The last few years have been some of the scariest I have ever faced. A canyon of disappointments, mistakes, and loss. There are many factors that have played into this so where and how to start this blog is the struggle as I sit here right now and attempt to place my heart into a piece of paper.

Story is the seemly driving force that seems to transcend and pierce through the noise of the everyday. But what if the story isn’t pretty? What if where we find our selves is wreckage and pain? I guess the question I’m asking is “is the story still worth telling?” 

I’ve always ran into life with the attitude of “I will never know unless I try.” This is the guiding line to where my music started and I hope it will be where it ends as well. My songs have never been about knowing it all or having it all figured out but rather a need and longing to know truth! I’ve always stood on the edge of faith and certainty.
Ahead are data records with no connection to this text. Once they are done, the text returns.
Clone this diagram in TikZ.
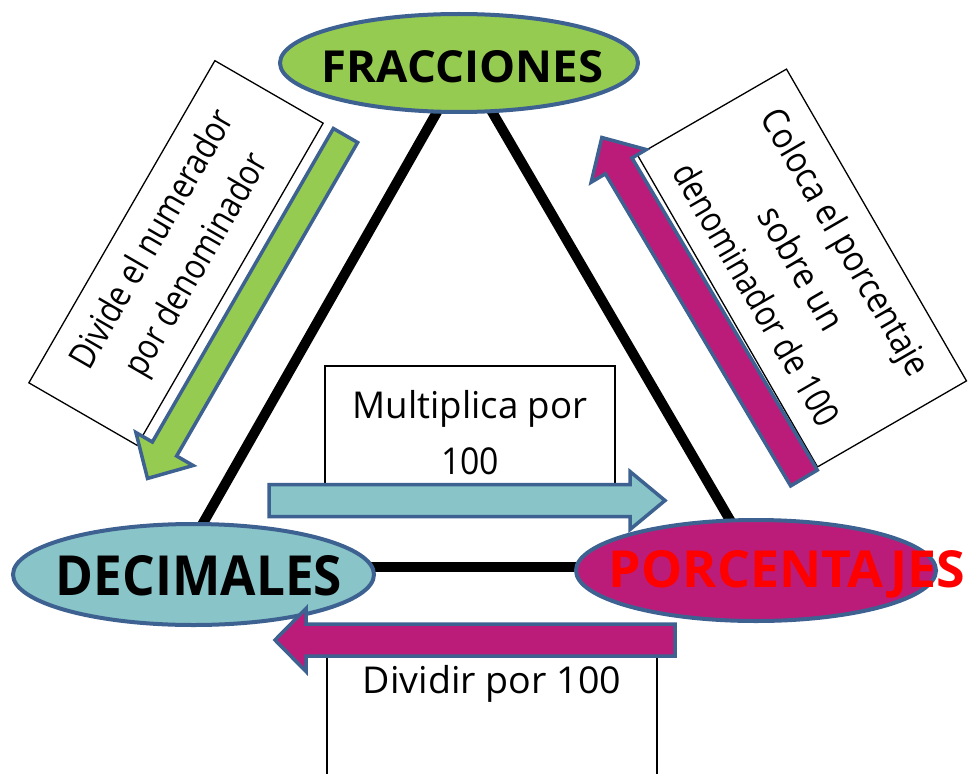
\documentclass[tikz,border=0pt]{standalone}
\usepackage{fontspec}
\setmainfont{Open Sans}
\usepackage{graphicx}
\usetikzlibrary{calc,shapes.geometric}
\definecolor{fgreen}{HTML}{96CB52}
\definecolor{fteal}{HTML}{88C4C8}
\definecolor{fmag}{HTML}{BC1C79}
\definecolor{edgeblue}{HTML}{3D6191}
\newcommand{\fitw}[2]{\resizebox{#1pt}{\height}{#2}}
\newcommand{\fitwh}[3]{\raisebox{0pt}[\height][0pt]{\resizebox{#1pt}{#2pt}{#3}}}
\newcommand{\fatarrow}[8]{%
  \begin{scope}[shift={(#2,#3)},rotate=#4]
    \filldraw[fill=#1,draw=edgeblue,line width=3.5pt,line join=miter]
      (0,-#6) -- ({#5-#8},-#6) -- ({#5-#8},-#7) -- (#5,0) -- ({#5-#8},#7) -- ({#5-#8},#6) -- (0,#6) -- cycle;
  \end{scope}}
\pgfdeclarelayer{bg}
\pgfsetlayers{bg,main}
\begin{document}
\begin{tikzpicture}[x=1pt,y=1pt,
  ell/.style={ellipse, draw=edgeblue, line width=4pt, inner sep=0pt},
  title/.style={inner sep=0pt, font=\bfseries},
  tbox/.style={draw=black, line width=1.3pt, fill=white, inner sep=0pt, align=center, font=\fontsize{36}{51}\selectfont},
  tri/.style={line width=10pt, draw=black}]
\useasboundingbox (0,0) rectangle (968,-773);
\clip (0,0) rectangle (968,-773);

% text boxes
\node[tbox, minimum width=372pt, minimum height=125pt, rotate=60] (lbox) at (176,-253)
  {\fitw{292}{Divide el numerador}\\\fitw{250}{por denominador}};
\node[tbox, minimum width=360pt, minimum height=172pt, rotate=-60, font=\fontsize{36}{52}\selectfont] (rbox) at (802,-268)
  {\fitw{302}{Coloca el porcentaje}\\\fitw{136}{sobre un}\\\fitw{297}{denominador de 100}};
\node[tbox, minimum width=290pt, minimum height=134pt, font=\fontsize{37}{56}\selectfont] (mbox) at (470,-433)
  {\fitw{235}{Multiplica por}\\\fitw{58}{100}};
\node[tbox, minimum width=330pt, minimum height=160pt] (dbox) at (492,-720) {};
\node[inner sep=0pt, font=\fontsize{37}{51}\selectfont] (dtext) at (492,-684) {\fitw{258}{Dividir por 100}};

% ellipses
\node[ell, fill=fgreen, minimum width=358pt, minimum height=98pt] (frac) at (459,-63) {};
\node[ell, fill=fteal, minimum width=361pt, minimum height=101pt] (dec) at (193.5,-574.5) {};
\node[ell, fill=fmag, minimum width=360pt, minimum height=101pt] (por) at (756,-570.5) {};

% triangle
\begin{pgfonlayer}{bg}
\draw[tri] ($(frac.center)+(-14,-35)$) -- ($(dec.center)+(0.5,35.5)$);
\draw[tri] ($(frac.center)+(25,-35)$) -- ($(por.center)+(-15,31.5)$);
\draw[tri] ($(dec.center)+(170,7.5)$) -- ($(por.center)+(-170,3.5)$);
\end{pgfonlayer}

% arrows
\fatarrow{fgreen}{345.5}{-135.5}{240}{396}{14}{33}{34}
\fatarrow{fmag}{804}{-478}{120.7}{396}{15.5}{32}{33}
\fatarrow{fteal}{269}{-500.5}{0}{396}{16}{29}{35}
\fatarrow{fmag}{675}{-640}{180}{400}{16}{31.5}{31}

% titles
\node[title] (fract) at (462.5,-66) {\fitwh{281}{32}{FRACCIONES}};
\node[title] (dect) at (199,-575) {\fitwh{286}{40}{DECIMALES}};
\node[title, text=red] (port) at (787,-568.5) {\fitwh{356}{37}{PORCENTAJES}};
\end{tikzpicture}
\end{document}
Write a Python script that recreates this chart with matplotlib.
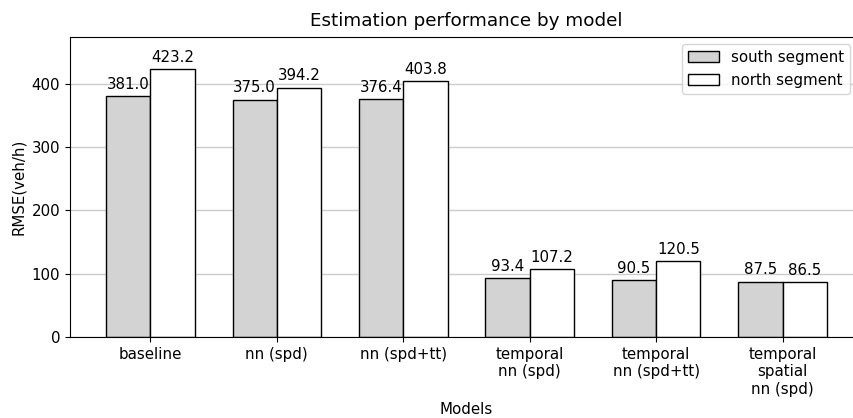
import numpy as np
import matplotlib
matplotlib.use('Agg')
import matplotlib.pyplot as plt

# data
models = ['baseline', 'nn (spd)', 'nn (spd+tt)',
          'temporal\nnn (spd)', 'temporal\nnn (spd+tt)', 'temporal\nspatial\nnn (spd)']
south = [381.0, 375.0, 376.4, 93.4, 90.5, 87.5]
north = [423.2, 394.2, 403.8, 107.2, 120.5, 86.5]

W, H = 854, 418
fig = plt.figure(figsize=(W / 100, H / 100), dpi=100)
ax = fig.add_axes([70 / W, (H - 337) / H, 793 / W, 300 / H])

x = np.arange(len(models))
width = 0.35
b1 = ax.bar(x - width / 2, south, width, color='lightgrey', edgecolor='black',
            linewidth=1, label='south segment')
b2 = ax.bar(x + width / 2, north, width, color='white', edgecolor='black',
            linewidth=1, label='north segment')

ax.bar_label(b1, fmt='%.1f', padding=3, fontsize=10.8)
ax.bar_label(b2, fmt='%.1f', padding=3, fontsize=10.8)

ax.set_xticks(x)
ax.set_xticklabels(models, fontsize=10.8)
ax.tick_params(axis='y', labelsize=10.8)
ax.set_xlim(-0.635, len(models) - 1 + 0.635)
ax.set_ylim(0, 474)
ax.set_yticks([0, 100, 200, 300, 400])
ax.yaxis.grid(True, color='#cccccc', linewidth=1)
ax.set_axisbelow(True)

ax.set_ylabel('RMSE(veh/h)', fontsize=10.8)
ax.set_xlabel('Models', fontsize=10.8)
ax.set_title('Estimation performance by model', fontsize=13.2, pad=8)

ax.legend(loc='upper right', bbox_to_anchor=(850 / W, 1 - 44 / H),
          bbox_transform=fig.transFigure, borderaxespad=0, fontsize=10.9)

fig.savefig('out.png', dpi=100)
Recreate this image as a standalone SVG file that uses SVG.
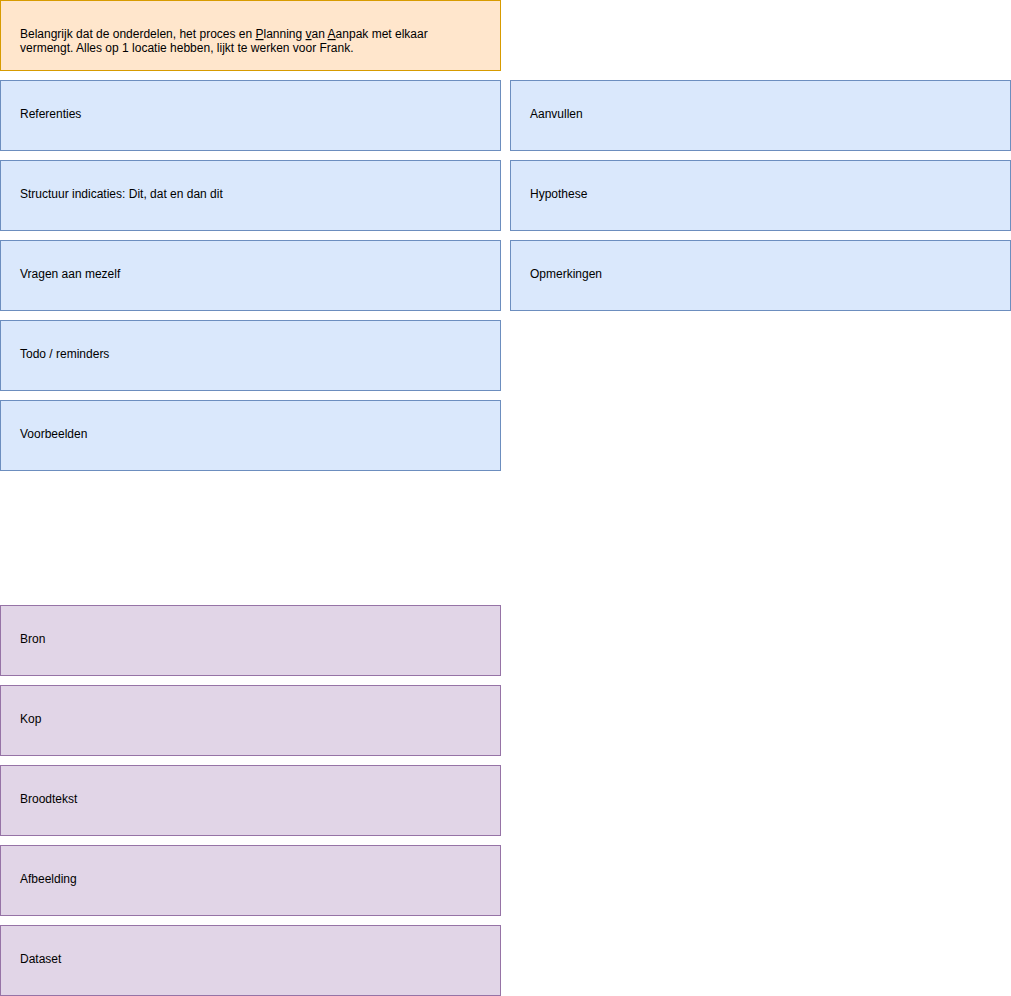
<svg xmlns="http://www.w3.org/2000/svg" width="1011" height="996" viewBox="0 0 1011 996">
<style>
rect{stroke-width:1}
.o{fill:#ffe6cc;stroke:#d79b00}
.b{fill:#dae8fc;stroke:#6c8ebf}
.p{fill:#e1d5e7;stroke:#9673a6}
text{font-family:"Liberation Sans",Arial,sans-serif;font-size:12px;fill:#000}
.u{text-decoration:underline}
</style>
<rect width="1011" height="996" fill="#fff"/>
<g id="note"><rect class="o" x="0.5" y="0.5" width="500" height="70"/><text x="20" y="38">Belangrijk dat de onderdelen, het proces en <tspan class="u">P</tspan>lanning <tspan class="u">v</tspan>an <tspan class="u">A</tspan>anpak met elkaar</text><text x="20" y="52">vermengt. Alles op 1 locatie hebben, lijkt te werken voor Frank.</text></g>
<g id="referenties"><rect class="b" x="0.5" y="80.5" width="500" height="70"/><text x="20" y="118">Referenties</text></g>
<g id="structuur"><rect class="b" x="0.5" y="160.5" width="500" height="70"/><text x="20" y="198">Structuur indicaties: Dit, dat en dan dit</text></g>
<g id="vragen"><rect class="b" x="0.5" y="240.5" width="500" height="70"/><text x="20" y="278">Vragen aan mezelf</text></g>
<g id="todo"><rect class="b" x="0.5" y="320.5" width="500" height="70"/><text x="20" y="358">Todo / reminders</text></g>
<g id="voorbeelden"><rect class="b" x="0.5" y="400.5" width="500" height="70"/><text x="20" y="438">Voorbeelden</text></g>
<g id="aanvullen"><rect class="b" x="510.5" y="80.5" width="500" height="70"/><text x="530" y="118">Aanvullen</text></g>
<g id="hypothese"><rect class="b" x="510.5" y="160.5" width="500" height="70"/><text x="530" y="198">Hypothese</text></g>
<g id="opmerkingen"><rect class="b" x="510.5" y="240.5" width="500" height="70"/><text x="530" y="278">Opmerkingen</text></g>
<g id="bron"><rect class="p" x="0.5" y="605.5" width="500" height="70"/><text x="20" y="643">Bron</text></g>
<g id="kop"><rect class="p" x="0.5" y="685.5" width="500" height="70"/><text x="20" y="723">Kop</text></g>
<g id="broodtekst"><rect class="p" x="0.5" y="765.5" width="500" height="70"/><text x="20" y="803">Broodtekst</text></g>
<g id="afbeelding"><rect class="p" x="0.5" y="845.5" width="500" height="70"/><text x="20" y="883">Afbeelding</text></g>
<g id="dataset"><rect class="p" x="0.5" y="925.5" width="500" height="70"/><text x="20" y="963">Dataset</text></g>
<g id="connectors"></g>
</svg>
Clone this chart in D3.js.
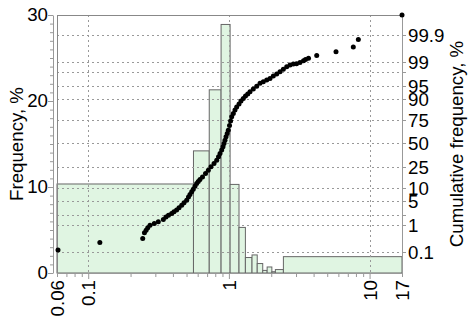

Faith says that I just jump in and believe even though it does not make sense. Certainty says I know all that I need to know and there is no need for faith.

These two things in my eyes are at war with one another. It’s called the battle between heart and mind or at least that is what I’m going to call it. This war has been raging in me since I was little and if my past is any sign of my future then I must rest in the fact that it might always be. We work so hard to build systems and formulas and walls to guard our ideas. Fear is usually at the base of this. If what we think we believe isn’t really true then all our walls come falling down, and I’m afraid this is exactly where I’m sitting.

We have all been sold an idea that we must have comfort and security. This is a just a marketing scheme to sell us things. If we buy into this we will mostly likely be disappointed. Faith is nowhere close to safe. It’s like the wind or the driving force that pushes us to new heights and allows us to discover the unknown. We can’t see it; it’s just deep down in our guts and we feel it so we push forward.

I don’t believe anything in life is achieved without faith. See it is faith that allows you to believe you can or why would you even try if you believed it wasn’t possible. Faith always comes first. Certainty is only the discovery of where our faith takes us. My mentors have taught me that every man or woman finds there selves here at some point in their lives and maybe more than once. We must ask real questions and pursue truth with everything we are if we want to truly be alive. This will cost us everything!

At the core of who I am I believe I can change the world and I will die trying. I will use the gifts I have been given to give back and make the world in which I see and better place to live in. As I walk in to a new chapter of life and music I’m flooded with fear. Will I be able to survive and provide for my family if I follow my passions? I don’t believe I will have the answers till I try but it doesn’t snuff the fear. I just keep pushing forward praying for clarity and trusting that God will guide my life. Trusting that all I have to give is faith and the rest will fall into to place when I choose to walk in it.